In this copy of Papatus Romanus by Mark Anthony de Dominis, published in London in 1617, small strips of parchment taken from a medieval book have been stuck round the ends of the text block as part of the binding process. The medieval book was probably written in the late thirteenth or fourteenth century.
A slightly different arrangement is to be found in the last book examined here, which is a copy of Matthew Kellison’s A treatise of the Hierarchie and divers orders of the chvrch against the anarchie of Calvin, published at Douai in 1629. Similarly to the copy of Papatus Romanus, parchment with medieval writing on it was stuck round the back of the text block, but in this case one long strip was used, and the flyleaf was attached to it.
The sixteenth and seventeenth centuries were times of great change and books which had previously been valued became worthless, or even dangerous to possess.

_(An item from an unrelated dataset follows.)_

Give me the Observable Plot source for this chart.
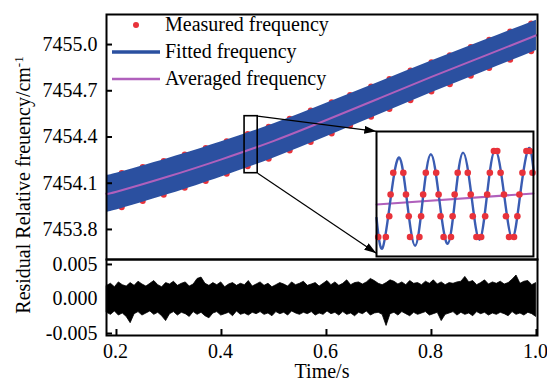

There are accounts of entire libraries being emptied and their contents blowing around in the wind. Some books came to have value only as physical material, and sixteenth century book collectors describe how pages from former books were used by shop keepers to wrap up their wares, whether that was cheese or mended shoes. One can imagine book binding workshops awash with disbound and broken up old manuscript books, ready to be cut up and reused in the making of new book coverings. The traces and phantoms of older works -- even of long disbanded libraries, in the case of the librarian’s book list in the Gardiner volume – which the cataloguing process reveal are a small witness to the religious and social upheavals of the sixteenth and seventeenth centuries, as well as to the frugality and ingenuity of early modern book binders.